Council members unanimously passed the first reading of the Village budget for next year. The budget includes about a half million dollars in deficit spending for 2019. The Village’s estimated expenses are $3.9 million, while $3.4 million of revenue is projected.

The deficit is linked to a projected increase in capital projects to improve the Village’s infrastructure, as well as the more conservative budgeting style of new Finance Director Colleen Harris.

“It’s a good budget. It’s a conservative budget. It has a lot of room for repairs. And we need it for January 1st,” Harris said.

Village Public Works Director Johnnie Burns addressed those capital investments at the meeting.

“There’s a lot that needs to be done, and we are in a positive track to get it done,” Burns said.

From the floor, villager Pat Brown thanked Council for committing $60,000 to Home, Inc. over two years for the local nonprofit’s Glen Cottages affordable housing development.

A request by Patti Bates and Burns for $18,000 to be earmarked for an engineering study of turning Beatty Hughes Park into a parking lot was turned down by Council members, who asked for more discussion.

Although Bates contended that the park is underused, MacQueen, for one, would like to see more discussion of parking needs.

“I’d rather not spend money on an engineering study before we decide whether we need it,” MacQueen said.

• Ice storm cost $40,000

An ice storm that hit Yellow Springs on November 14–15 cost the Village $40,000 in three hours, according to Burns.

“The ice storm knocked out [power to] 300 homes,” Burns said.

“That was just a small ice storm,” he added, unlike the “major ice storm” that struck six years ago.

In a follow-up email, Burns said the money was spent on staff overtime, equipment, materials (wires, connections, poles, fuses, etc.) and the use of a tree service to help remove trees from power lines. The Village is also covering the cost to pick up branches left curbside from local households, Burns added.

• Citizen concerns

During the citizen concerns portion of the meeting, Marnie Neumann detailed the health problems that she believes are due to the smart meters installed on local homes in 2016 to measure electricity use. Ken Odiorne suggested that Council President Housh ask for “nays” during Council votes. And Tulecke-Paulson told Council he felt victimized during an interaction at the previous Council meeting and asked Council to pass a resolution drafted by a citizen group, the YS Police Accountability Coalition.

• Lock lobby at night?

Council looked at a proposal to lock the John Bryan Community Center at night. Bates suggested the measure to address the frequent problems of people entering late at night to sleep in the center. Those people can be difficult for staff to account for and sometimes leave messes in the lobby and bathrooms, she explained.
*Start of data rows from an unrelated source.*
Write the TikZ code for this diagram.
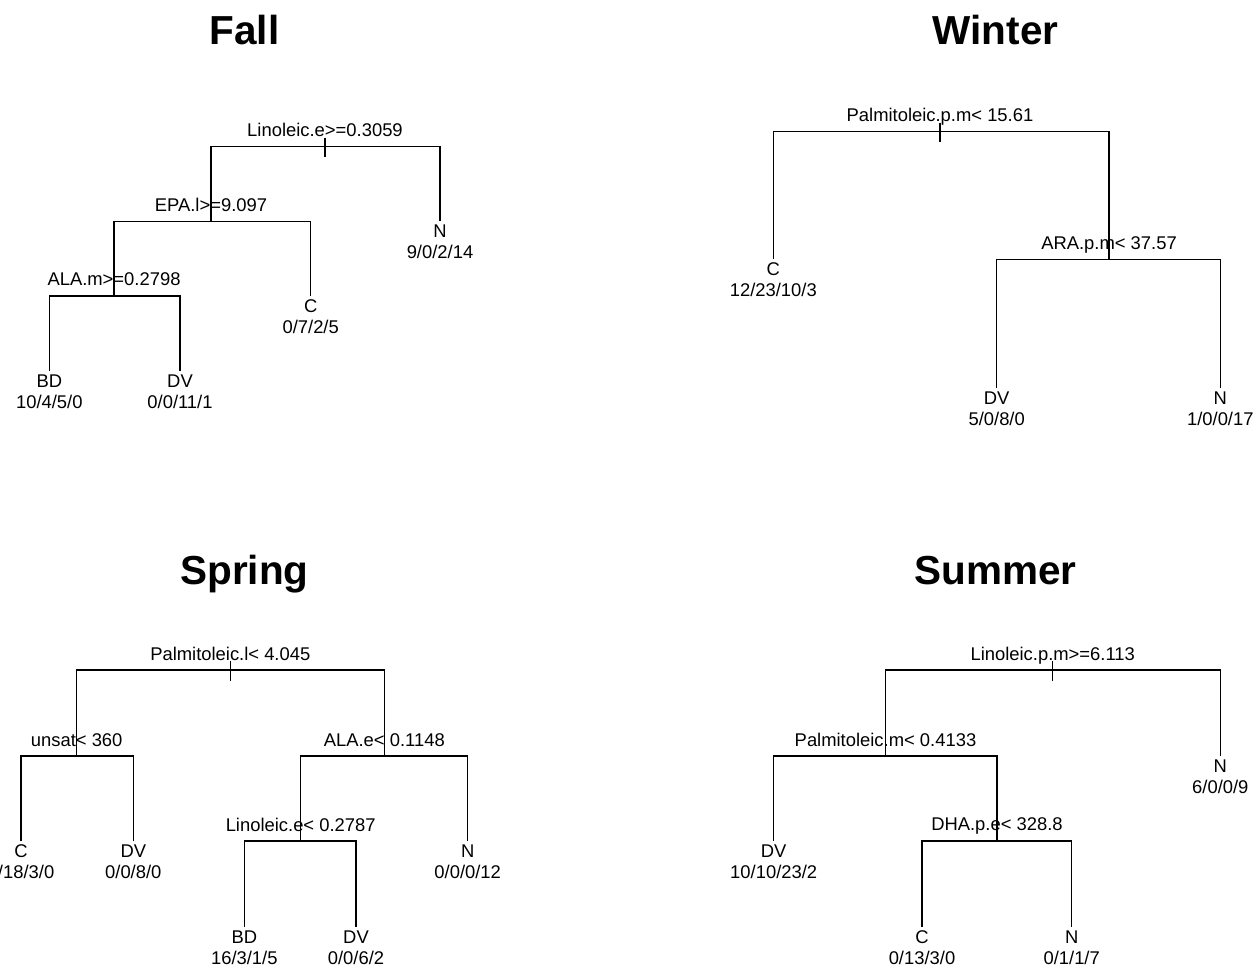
\documentclass[tikz,border=0pt]{standalone}
\usepackage{fontspec}
\setmainfont{Liberation Sans}
\newcommand\mylab{\fontsize{18.4}{21}\selectfont}
\newcommand\mytitle{\fontsize{40.5}{45}\selectfont\bfseries}
\tikzset{
  edge/.style={line width=1.4pt},
  split/.style={anchor=base, inner sep=0pt, font=\mylab, yshift=10pt},
  cls/.style={anchor=base, inner sep=0pt, font=\mylab, yshift=-16.5pt},
  cnt/.style={anchor=base, inner sep=0pt, font=\mylab, yshift=-37.5pt},
  ttl/.style={anchor=base, inner sep=0pt, font=\mytitle},
}
\begin{document}
\begin{tikzpicture}[x=1pt,y=-1pt]
\useasboundingbox (0,0) rectangle (1256,968);
\clip (0,0) rectangle (1256,968);

% ---------------- Fall ----------------
\node[ttl] (tFall) at (244.5,44.5) {Fall};
\coordinate (F0) at (325,146.7);
\coordinate (F1) at (211,221.3);
\coordinate (FN) at (440,221.3);
\coordinate (F2) at (114,296);
\coordinate (FC) at (310.7,296);
\coordinate (FBD) at (49.3,371);
\coordinate (FDV) at (180,371);
\draw[edge] (F0) -| (F1);
\draw[edge] (F0) -| (FN);
\draw[edge] (F1) -| (F2);
\draw[edge] (F1) -| (FC);
\draw[edge] (F2) -| (FBD);
\draw[edge] (F2) -| (FDV);
\draw[edge] ([yshift=9pt]F0) -- ([yshift=-10.5pt]F0);
\node[split] (F0l) at (F0) {Linoleic.e>=0.3059};
\node[split] (F1l) at (F1) {EPA.l>=9.097};
\node[split] (F2l) at (F2) {ALA.m>=0.2798};
\node[cls] (FNa) at (FN) {N};
\node[cnt] (FNb) at (FN) {9/0/2/14};
\node[cls] (FCa) at (FC) {C};
\node[cnt] (FCb) at (FC) {0/7/2/5};
\node[cls] (FBDa) at (FBD) {BD};
\node[cnt] (FBDb) at (FBD) {10/4/5/0};
\node[cls] (FDVa) at (FDV) {DV};
\node[cnt] (FDVb) at (FDV) {0/0/11/1};

% ---------------- Winter ----------------
\node[ttl] (tWinter) at (995.5,44.5) {Winter};
\coordinate (W0) at (940,131.7);
\coordinate (WC) at (773.3,259.5);
\coordinate (W1) at (1109,259.5);
\coordinate (WDV) at (996.7,387.5);
\coordinate (WN) at (1220.3,387.5);
\draw[edge] (W0) -| (WC);
\draw[edge] (W0) -| (W1);
\draw[edge] (W1) -| (WDV);
\draw[edge] (W1) -| (WN);
\draw[edge] ([yshift=9pt]W0) -- ([yshift=-10.5pt]W0);
\node[split] (W0l) at (W0) {Palmitoleic.p.m< 15.61};
\node[split] (W1l) at (W1) {ARA.p.m< 37.57};
\node[cls] (WCa) at (WC) {C};
\node[cnt] (WCb) at (WC) {12/23/10/3};
\node[cls] (WDVa) at (WDV) {DV};
\node[cnt] (WDVb) at (WDV) {5/0/8/0};
\node[cls] (WNa) at (WN) {N};
\node[cnt] (WNb) at (WN) {1/0/0/17};

% ---------------- Spring ----------------
\node[ttl] (tSpring) at (244.5,584) {Spring};
\coordinate (S0) at (230.3,670);
\coordinate (S1) at (76.7,756);
\coordinate (S2) at (384.3,756);
\coordinate (SC) at (21,841);
\coordinate (SDV) at (133.3,841);
\coordinate (S3) at (300.7,841);
\coordinate (SN) at (467.7,841);
\coordinate (SBD) at (244.3,926.7);
\coordinate (SDVb) at (356,926.7);
\draw[edge] (S0) -| (S1);
\draw[edge] (S0) -| (S2);
\draw[edge] (S1) -| (SC);
\draw[edge] (S1) -| (SDV);
\draw[edge] (S2) -| (S3);
\draw[edge] (S2) -| (SN);
\draw[edge] (S3) -| (SBD);
\draw[edge] (S3) -| (SDVb);
\draw[edge] ([yshift=9pt]S0) -- ([yshift=-10.5pt]S0);
\node[split] (S0l) at (S0) {Palmitoleic.l< 4.045};
\node[split] (S1l) at (S1) {unsat< 360};
\node[split] (S2l) at (S2) {ALA.e< 0.1148};
\node[split] (S3l) at (S3) {Linoleic.e< 0.2787};
\node[cls] (SCa) at (SC) {C};
\node[cnt] (SCb) at (SC) {0/18/3/0};
\node[cls] (SDVa) at (SDV) {DV};
\node[cnt] (SDVc) at (SDV) {0/0/8/0};
\node[cls] (SNa) at (SN) {N};
\node[cnt] (SNb) at (SN) {0/0/0/12};
\node[cls] (SBDa) at (SBD) {BD};
\node[cnt] (SBDc) at (SBD) {16/3/1/5};
\node[cls] (SDVba) at (SDVb) {DV};
\node[cnt] (SDVbb) at (SDVb) {0/0/6/2};

% ---------------- Summer ----------------
\node[ttl] (tSummer) at (995.5,584) {Summer};
\coordinate (U0) at (1052.7,670);
\coordinate (U1) at (885.5,756);
\coordinate (UN) at (1220.3,756);
\coordinate (UDV) at (773.7,840.8);
\coordinate (U2) at (997,840.8);
\coordinate (UC) at (922,926.5);
\coordinate (UNb) at (1071.7,926.5);
\draw[edge] (U0) -| (U1);
\draw[edge] (U0) -| (UN);
\draw[edge] (U1) -| (UDV);
\draw[edge] (U1) -| (U2);
\draw[edge] (U2) -| (UC);
\draw[edge] (U2) -| (UNb);
\draw[edge] ([yshift=9pt]U0) -- ([yshift=-10.5pt]U0);
\node[split] (U0l) at (U0) {Linoleic.p.m>=6.113};
\node[split] (U1l) at (U1) {Palmitoleic.m< 0.4133};
\node[split] (U2l) at (U2) {DHA.p.e< 328.8};
\node[cls] (UNa) at (UN) {N};
\node[cnt] (UNc) at (UN) {6/0/0/9};
\node[cls] (UDVa) at (UDV) {DV};
\node[cnt] (UDVc) at (UDV) {10/10/23/2};
\node[cls] (UCa) at (UC) {C};
\node[cnt] (UCc) at (UC) {0/13/3/0};
\node[cls] (UNba) at (UNb) {N};
\node[cnt] (UNbb) at (UNb) {0/1/1/7};
\end{tikzpicture}
\end{document}
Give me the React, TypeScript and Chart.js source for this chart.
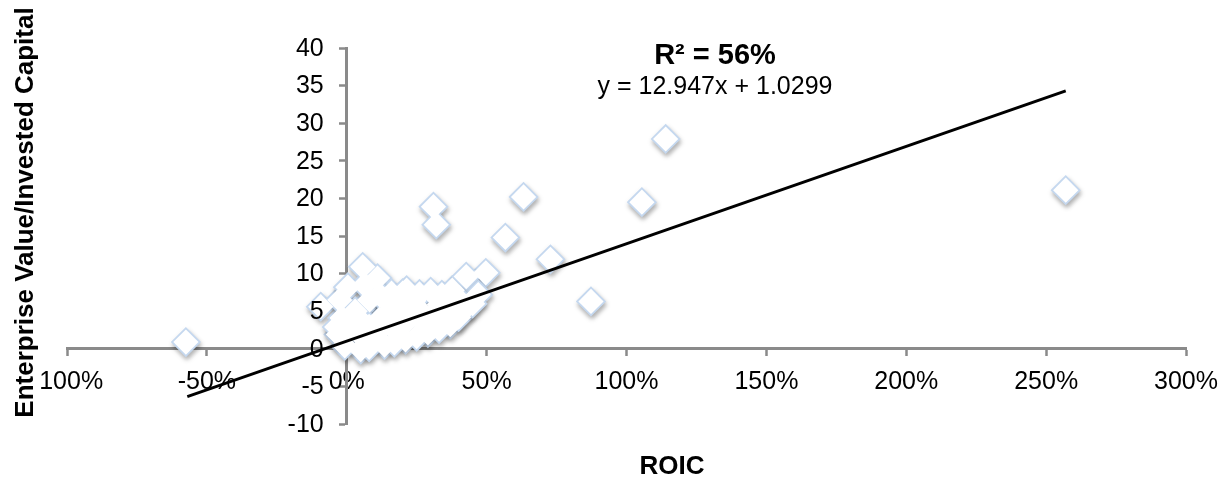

“We’ve had to decontaminate the lobby on several occasions, and we’ve had to have the bathrooms sanitized, for lack of a better word,” Bates said.

While the police dispatcher and others on duty attempt to help the individuals find a place to sleep, “they refuse to leave, stay in the lobby, and demand food and drink from our staff,” Bates said.

The problem has been growing worse in recent months, and on one recent night three people were sleeping inside the center, Bates added.

A memo presented to Council proposes that the community center be locked from 11 p.m. to 7 a.m. It also details the investment in a system in which a visitor would have to be buzzed into the center from the vestibule, which will remain open from the outside.

People will be allowed inside to use the restrooms, and attempts to help those who are homeless will continue, Bates affirmed.

Council was generally supportive, but no action was taken.

• Public comment policy clarified

Housh clarified Council’s procedures, including its three-minute citizen comment period, which he said Council will be “very strict” about keeping.

Housh added that while Council considers public comment important, it is not guaranteed by law.

“There is no charter mention of the three minutes and a lot of councils don’t allow citizen comments at all,” he said.

Next meeting

Council’s next meeting will be on Monday, Dec. 17, at 7 p.m. in Council chambers.